TRPV4-driven Regulation of miR-146a Expression in Macrophages and in a Mouse Model of Atherosclerosis

Abstract

MicroRNAs (miRs) are small, non-coding RNAs that have emerged as powerful regulators of gene expression. Emerging evidence suggests that miR-146a orchestrates anti-inflammatory/fibrotic processes in numerous cell types. Trpv4 (Transient Receptor Potential subfamily V member 4), a mechanosensitive, calcium-permeant channel/receptor, is expressed in numerous cell types including macrophages. Published work by our group and others show that Trpv4 is activated by a range of soluble and physical stimuli including matrix stiffness and cytokines. In mice, Trpv4 deficiency is associated with altered pressure responses, foreign body response, fibrosis, and inflammation. Previous work by our group and others suggest a pro-inflammatory/atherogenic role for Trpv4. Herein, we tested the hypothesis that Trpv4 regulates the expression of microRNA-146a in macrophages and in a mouse model of atherosclerosis.

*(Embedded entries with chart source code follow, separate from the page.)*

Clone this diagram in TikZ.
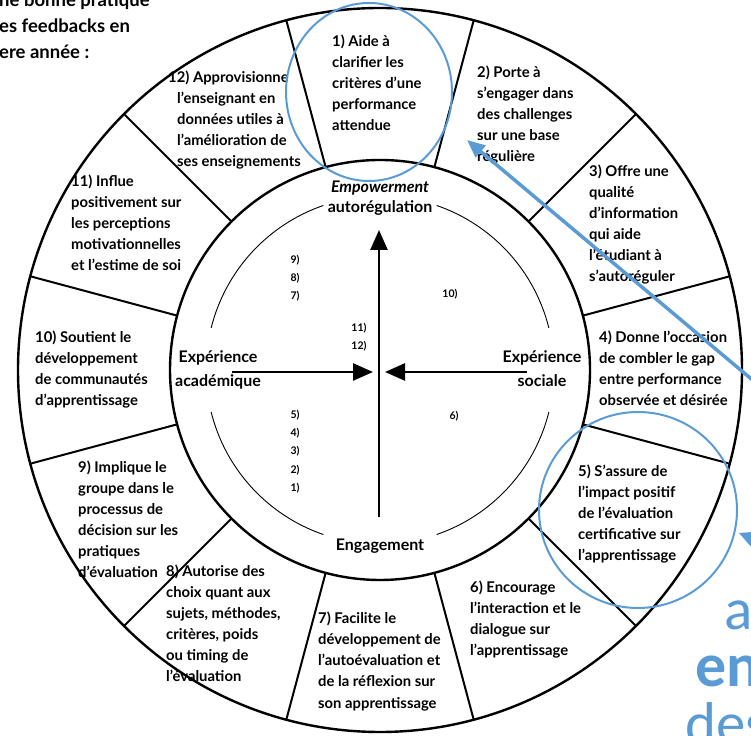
\documentclass[tikz,border=0pt]{standalone}
\usepackage{fontspec}
\setmainfont{Lato}
\newfontfamily\bluefont{Carlito}
\usetikzlibrary{arrows.meta}
\definecolor{pptblue}{RGB}{91,155,213}
\begin{document}
\begin{tikzpicture}[x=1pt,y=1pt,
  sector/.style={anchor=base west, align=left, inner sep=0pt, font=\fontsize{14.8}{21}\selectfont\bfseries},
  headtext/.style={anchor=base west, inner sep=0pt, font=\fontsize{18.5}{25}\selectfont\bfseries},
  axislabel/.style={anchor=base, inner sep=0pt, font=\fontsize{16}{18}\selectfont\bfseries},
  numlabel/.style={anchor=base, inner sep=0pt, font=\fontsize{10.5}{12}\selectfont\bfseries},
  divider/.style={line width=2pt},
  ring/.style={line width=2.4pt},
  thinarc/.style={line width=0.9pt},
  axisarrow/.style={line width=2.6pt, -{Triangle[length=20pt,width=17pt]}},
  blueoval/.style={draw=pptblue, line width=2pt},
  bluetext/.style={anchor=base west, inner sep=0pt, text=pptblue, font=\bluefont\fontsize{59}{59}\selectfont}
]
\useasboundingbox (0,0) rectangle (751,735);
\coordinate (C) at (380,365);

% rings
\draw[ring] (C) circle[radius=362];
\draw[ring] (C) circle[radius=210];
\foreach \a in {15,45,...,345}
  \draw[divider] (C) ++(\a:210) -- ++(\a:152);

% thin inner arcs
\draw[thinarc] (C) ++(14:174) arc[start angle=14, end angle=71, radius=174];
\draw[thinarc] (C) ++(109:174) arc[start angle=109, end angle=166, radius=174];
\draw[thinarc] (C) ++(194:174) arc[start angle=194, end angle=251, radius=174];
\draw[thinarc] (C) ++(289:174) arc[start angle=289, end angle=346, radius=174];

% axes
\coordinate (vb) at (379,218);
\coordinate (vt) at (379,505);
\coordinate (hl) at (232,363);
\coordinate (hlt) at (373,363);
\coordinate (hr) at (527,363);
\coordinate (hrt) at (385,363);
\draw[axisarrow] (vb) -- (vt);
\draw[axisarrow] (hl) -- (hlt);
\draw[axisarrow] (hr) -- (hrt);

% axis labels
\node[axislabel, font=\fontsize{16}{18}\selectfont\bfseries\itshape] (emp) at (380,542) {Empowerment};
\node[axislabel] (auto) at (380,522) {autorégulation};
\node[axislabel] (eng) at (380,184) {Engagement};
\node[axislabel] (expl) at (218,372) {Expérience};
\node[axislabel] (acad) at (218,348) {académique};
\node[axislabel] (expr) at (542,372) {Expérience};
\node[axislabel] (soc) at (542,348) {sociale};

% small numbers
\node[numlabel] (n9) at (295,471) {9)};
\node[numlabel] (n8) at (295,453) {8)};
\node[numlabel] (n7) at (295,435) {7)};
\node[numlabel] (n10) at (450,437) {10)};
\node[numlabel] (n11) at (359,403) {11)};
\node[numlabel] (n12) at (359,385) {12)};
\node[numlabel] (n5) at (295,316) {5)};
\node[numlabel] (n4) at (295,298) {4)};
\node[numlabel] (n3) at (295,280) {3)};
\node[numlabel] (n2) at (295,261) {2)};
\node[numlabel] (n1) at (295,243) {1)};
\node[numlabel] (n6) at (454,315) {6)};

% sector texts (anchor = baseline of last line)
\node[sector] (s1) at (332,604) {1) Aide à\\clarifier les\\critères d'une\\performance\\attendue};
\node[sector] (s2) at (477,573) {2) Porte à\\s'engager dans\\des challenges\\sur une base\\régulière};
\node[sector] (s3) at (589,453) {3) Offre une\\qualité\\d'information\\qui aide\\l'étudiant à\\s'autoréguler};
\node[sector] (s4) at (599,329) {4) Donne l'occasion\\de combler le gap\\entre performance\\observée et désirée};
\node[sector] (s5) at (578,174) {5) S'assure de\\l'impact positif\\de l'évaluation\\certificative sur\\l'apprentissage};
\node[sector] (s6) at (470,79) {6) Encourage\\l'interaction et le\\dialogue sur\\l'apprentissage};
\node[sector] (s7) at (318,27) {7) Facilite le\\développement de\\l'autoévaluation et\\de la réflexion sur\\son apprentissage};
\node[sector] (s8) at (166,53) {8) Autorise des\\choix quant aux\\sujets, méthodes,\\critères, poids\\ou timing de\\l'évaluation};
\node[sector] (s9) at (78,157) {9) Implique le\\groupe dans le\\processus de\\décision sur les\\pratiques\\d'évaluation};
\node[sector] (s10) at (35,329) {10) Soutient le\\développement\\de communautés\\d'apprentissage};
\node[sector] (s11) at (71,464) {11) Influe\\positivement sur\\les perceptions\\motivationnelles\\et l'estime de soi};
\node[sector] (s12) at (168,568) {12) Approvisionne\\\hspace*{9pt}l'enseignant en\\\hspace*{9pt}données utiles à\\\hspace*{9pt}l'amélioration de\\\hspace*{9pt}ses enseignements};

% top-left cut text
\node[headtext] (t1) at (-1,728) {ne bonne pratique};
\node[headtext] (t2) at (-1,702) {es feedbacks en};
\node[headtext] (t3) at (-1,676) {ere année :};

% blue overlays
\coordinate (e1) at (369,643);
\coordinate (e2) at (638,225);
\draw[blueoval] (e1) ellipse[x radius=83, y radius=89];
\draw[blueoval] (e2) ellipse[x radius=99, y radius=98];
\coordinate (bt) at (762,347);
\coordinate (bh) at (467,595);
\draw[pptblue, line width=3.5pt, -{Triangle[length=18pt,width=15pt]}] (bt) -- (bh);
\fill[pptblue] (739,202) -- (753,203) -- (753,186) -- cycle;

\node[bluetext] (ba) at (724,105) {a};
\node[bluetext, font=\bluefont\fontsize{62}{62}\selectfont\bfseries] (ben) at (695,48) {en};
\node[bluetext] (bdes) at (685,-9) {des};
\end{tikzpicture}
\end{document}
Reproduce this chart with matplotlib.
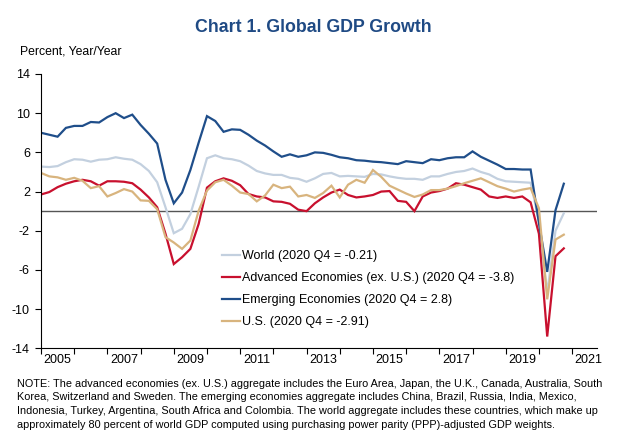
import numpy as np
import matplotlib
matplotlib.use("Agg")
import matplotlib.pyplot as plt

plt.rcParams['font.family'] = ['Liberation Sans', 'DejaVu Sans']
plt.rcParams['axes.unicode_minus'] = False

# quarterly data, 2005Q1 .. 2020Q4 (year/year percent)
start_year = 2005
world = [4.55, 4.5, 4.6, 5.0, 5.3, 5.25, 5.05, 5.25, 5.3, 5.5, 5.35, 5.25,
         4.8, 4.1, 2.95, 0.4, -2.25, -1.8, -0.3, 2.5, 5.4, 5.7, 5.4, 5.3,
         5.1, 4.65, 4.1, 3.85, 3.7, 3.7, 3.4, 3.3, 3.0, 3.35,
         3.8, 3.9, 3.55, 3.6, 3.55, 3.5, 3.8, 3.75, 3.55, 3.4, 3.3, 3.3,
         3.2, 3.55, 3.55, 3.8, 4.0, 4.1, 4.35, 4.0, 3.75, 3.3, 3.05, 3.0,
         2.95, 2.9, -1.0, -8.3, -2.0, -0.21]
advanced = [1.7, 1.95, 2.45, 2.8, 3.05, 3.2, 3.05, 2.6, 3.05, 3.05, 3.0, 2.85,
            2.2, 1.4, 0.4, -2.3, -5.4, -4.7, -3.85, -1.3, 2.4, 3.05, 3.35, 3.1,
            2.65, 1.75, 1.5, 1.4, 1.0, 0.95, 0.75, 0.15, 0.0, 0.8,
            1.4, 1.9, 2.2, 1.65, 1.4, 1.5, 1.65, 2.0, 2.05, 1.05, 0.95, 0.0,
            1.5, 1.9, 2.05, 2.3, 2.85, 2.7, 2.45, 2.2, 1.5, 1.35, 1.5, 1.35,
            1.5, 0.9, -2.3, -12.8, -4.6, -3.8]
emerging = [8.0, 7.8, 7.6, 8.5, 8.7, 8.7, 9.1, 9.05, 9.6, 10.0, 9.5, 9.85,
            8.8, 7.9, 6.9, 3.2, 0.8, 1.9, 4.2, 7.0, 9.7, 9.2, 8.1, 8.35,
            8.3, 7.8, 7.2, 6.7, 6.1, 5.55, 5.8, 5.55, 5.7, 6.0,
            5.95, 5.75, 5.5, 5.4, 5.2, 5.15, 5.05, 5.0, 4.9, 4.8, 5.1, 5.0,
            4.9, 5.3, 5.2, 5.4, 5.5, 5.5, 6.1, 5.55, 5.15, 4.75, 4.3, 4.3,
            4.25, 4.25, -1.2, -6.2, 0.1, 2.8]
us = [3.9, 3.55, 3.45, 3.2, 3.4, 3.1, 2.35, 2.55, 1.5, 1.85, 2.25, 2.0,
      1.1, 1.05, 0.2, -2.65, -3.2, -3.85, -3.0, 0.05, 2.1, 2.95, 3.2, 2.6,
      1.9, 1.75, 1.0, 1.6, 2.7, 2.35, 2.5, 1.5, 1.65, 1.35,
      1.85, 2.6, 1.4, 2.7, 3.2, 2.9, 4.2, 3.5, 2.6, 2.2, 1.8, 1.45,
      1.7, 2.15, 2.15, 2.3, 2.55, 2.85, 3.1, 3.35, 2.95, 2.55, 2.3, 2.0,
      2.2, 2.35, 0.3, -9.0, -2.9, -2.4]

labels = ['World (2020 Q4 = -0.21)',
          'Advanced Economies (ex. U.S.) (2020 Q4 = -3.8)',
          'Emerging Economies (2020 Q4 = 2.8)',
          'U.S. (2020 Q4 = -2.91)']
colors = ['#C3D0DF', '#C8102E', '#1F4E8A', '#D8B47E']
yticks = [14, 10, 6, 2, -2, -6, -10, -14]
year_labels = list(range(2005, 2022, 2))

note = ["NOTE: The advanced economies (ex. U.S.) aggregate includes the Euro Area, Japan, the U.K., Canada, Australia, South",
        "Korea, Switzerland and Sweden. The emerging economies aggregate includes China, Brazil, Russia, India, Mexico,",
        "Indonesia, Turkey, Argentina, South Africa and Colombia. The world aggregate includes these countries, which make up",
        "approximately 80 percent of world GDP computed using purchasing power parity (PPP)-adjusted GDP weights."]

x = start_year + np.arange(len(world)) / 4.0

W, H = 618, 432
fig = plt.figure(figsize=(W / 100, H / 100), dpi=100)
ax = fig.add_axes([41 / W, 1 - 348.3 / H, (597 - 41) / W, (348.3 - 74) / H])

for series, c, lab in zip([world, advanced, emerging, us], colors, labels):
    ax.plot(x, series, color=c, lw=1.6, label=lab, solid_joinstyle='miter')

ax.axhline(0, color='#555555', lw=1.0, zorder=1)

ax.set_xlim(2005, 2021.75)
ax.set_ylim(-14, 14)
ax.set_yticks(yticks)
ax.set_yticklabels([str(t) for t in yticks])
ax.set_xticks(np.arange(2005, 2022))
ax.set_xticklabels([])
ax.set_xticks([y + 0.5 for y in year_labels], minor=True)
ax.set_xticklabels([str(y) for y in year_labels], minor=True)
ax.tick_params(axis='x', which='major', direction='out', length=4, width=0.8)
ax.tick_params(axis='x', which='minor', length=0, labelsize=9, pad=4)
ax.tick_params(axis='y', direction='out', length=4, width=0.8, labelsize=9, pad=4)
for s in ['top', 'right']:
    ax.spines[s].set_visible(False)
for s in ['left', 'bottom']:
    ax.spines[s].set_linewidth(0.8)

leg = ax.legend(loc='upper left', bbox_to_anchor=(221.7 / W, 1 - 250 / H),
                bbox_transform=fig.transFigure, frameon=False, fontsize=9,
                handlelength=1.5, handletextpad=0.15, labelspacing=0.8,
                borderpad=0, borderaxespad=0)

fig.text(313 / W, 1 - 28 / H, 'Chart 1. Global GDP Growth', ha='center', va='center',
         fontsize=12.8, fontweight='bold', color='#1F4A84')
fig.text(20 / W, 1 - 52 / H, 'Percent, Year/Year', ha='left', va='center', fontsize=8.8)

for i, line in enumerate(note):
    fig.text(17 / W, 1 - (384 + 13.5 * i) / H, line, ha='left', va='center', fontsize=7.8)

fig.savefig('out.png', dpi=100)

Our research found a 38% drop in miR-146a expression in macrophages treated with lipopolysaccharide (LPS) on a stiffer polyacrylamide hydrogel compared to a softer one as determined by RNAseq analysis, signifying miR-146a's sensitivity to mechanical factors. Trpv4's presence suppresses the LPS-induced increase of miR-146a in macrophages based on time and dosage. Trpv4 also plays a role in the suppression of miR-146a due to matrix stiffness. Notably, in mice, Trpv4 reduces the increase of macrophage miR-146a caused by a high-fat diet in aortic root regions. Given that matrix stiffening is common in atherosclerosis, this indicates a link between stiffness, Trpv4, and miR-146a. On the mechanism side, Trpv4 affects miR-146a expression not through its promoter methylation or activation of MAPKs, Stat1, AKT, and NFκB. Trpv4 residues 100 to 130 are required for suppression of LPS-induced upregulation of miR-146a. To sum up, Trpv4 appears to inhibit macrophage miR-146a expression through pathways that are distinct from those involving MAKPs/Stat1/AKT or NFκB. Understanding this mechanism could pave the way for new treatments targeting miR-146a to counter inflammatory diseases. Source of research support: NIH (R01 AI172086) grant to Shaik O. Rahaman. This is the full abstract presented at the American Physiology Summit 2024 meeting and is only available in HTML format. There are no additional versions or additional content available for this abstract. Physiology was not involved in the peer review process.